29. En 1854, on acheva la route de ceinture à travers les laves du Brûlé. Cette entreprise, délaissée par Labourdonnais, de Lozier et l’Assemblée souveraine, fut conduite par M. Delisle qui, lors de ses fréquentes visites, constatait lui-même, chaque soir, la tâche accomplie par les travailleurs.

30. La route de Saint-Denis à la Possession n’offrait pas tous les avantages désirables ; M. Delisle conçut le hardi projet de la rendre courte et facile, en perçant le Cap Bernard. À cet effet, on ouvrit le tunnel ; toutefois, l’honneur de l’inauguration de cette route devait revenir à M. Cuinier, l’un des successeurs de M. Delisle.

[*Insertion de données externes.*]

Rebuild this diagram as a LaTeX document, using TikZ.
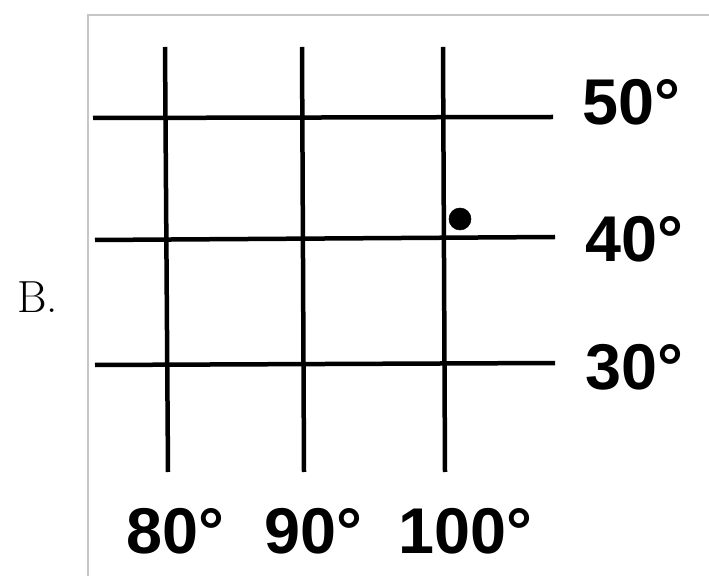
\documentclass[tikz,border=0pt]{standalone}
\usepackage{fontspec}
\newfontfamily\labelfont{Liberation Sans}
\usetikzlibrary{positioning}

\tikzset{
  gridline/.style={line width=3.2pt,black},
  deglabel/.style={font=\labelfont\bfseries\fontsize{46}{46}\selectfont,inner sep=0pt}
}

\begin{document}
\begin{tikzpicture}[x=0.025cm,y=-0.025cm]
  \useasboundingbox (0,0) rectangle (709,576);
  % frame of the figure
  \draw[gray!45,line width=0.8pt] (88,580) |- (715,15);
  % meridians
  \draw[gridline] (165,47)--(168,472);
  \draw[gridline] (302,47)--(304,472);
  \draw[gridline] (443,47)--(445,472);
  % parallels
  \draw[gridline] (93,118)--(553,117);
  \draw[gridline] (95,240)--(555,237);
  \draw[gridline] (95,365)--(555,363);
  % the point
  \filldraw (460,219) circle (11);
  % labels
  \node[deglabel,anchor=base west] (lat50) at (582,125) {50°};
  \node[deglabel,anchor=base west] (lat40) at (585,262) {40°};
  \node[deglabel,anchor=base west] (lat30) at (585,389) {30°};
  \node[deglabel,anchor=base] (lon80) at (175,553) {80°};
  \node[deglabel,anchor=base] (lon90) at (313,553) {90°};
  \node[deglabel,anchor=base] (lon100) at (465,553) {100°};
  \node[anchor=base west,inner sep=0pt,font=\fontsize{32}{32}\selectfont] (part) at (17,313) {B.};
\end{tikzpicture}
\end{document}
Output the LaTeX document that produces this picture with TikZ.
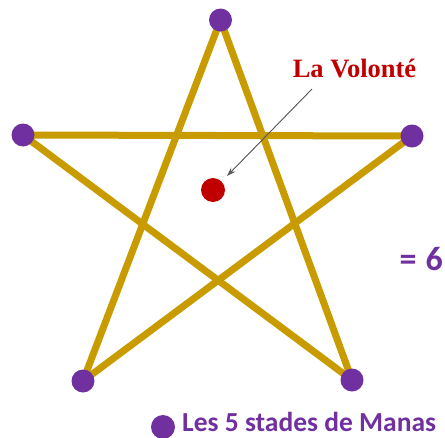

31. Dans le but de développer dans la population le sentiment de l’épargne domestique, le Gouverneur créa la Caisse d’épargnes et la Caisse de prévoyance où les valeurs, placées à un faible intérêt, pouvaient être retirées en tout temps. Il fit paraître aussi un arrêté concernant les gens de travail qui s’autorisaient de leur nouveau titre de citoyen français pour vivre sans engagement et sans occupation régulière. L’arrêté fixait à la fin de l’engagement un délai à l’expiration duquel le délinquant était passible d’une punition.

32. Le Gouvernement de l’Inde anglaise opposait de sérieuses difficultés au recrutement des travailleurs. M. Delisle réclama immédiatement l’intervention diplomatique de la Métropole, en même temps qu’il traitait avec le Gouvernement de l’Inde. Plusieurs navires, envoyés aux frais de l’Administration pour prendre des travailleurs, témoignèrent hautement de la sollicitude du Gouverneur à donner satisfaction aux besoins de la Colonie.

33. L’infatigable activité de M. Delisle pour la prospérité de son pays natal ne s’exerçait que depuis deux années, et déjà l’Empereur le décorait du titre de chevalier de la Légion-d’Honneur. Le Souverain-Pontife l’avait nommé commandant de Saint-Sylvestre, en récompense des éminents services rendus à la religion. M. Hubert-Delisle savait, en effet, imprimer une impulsion irrésistible à toutes ses entreprises ; aussi deux années lui avaient suffi pour placer la Réunion à la tête des colonies françaises.

  1. Actuellement, le Fancy-Fair est installé au Jardin colonial.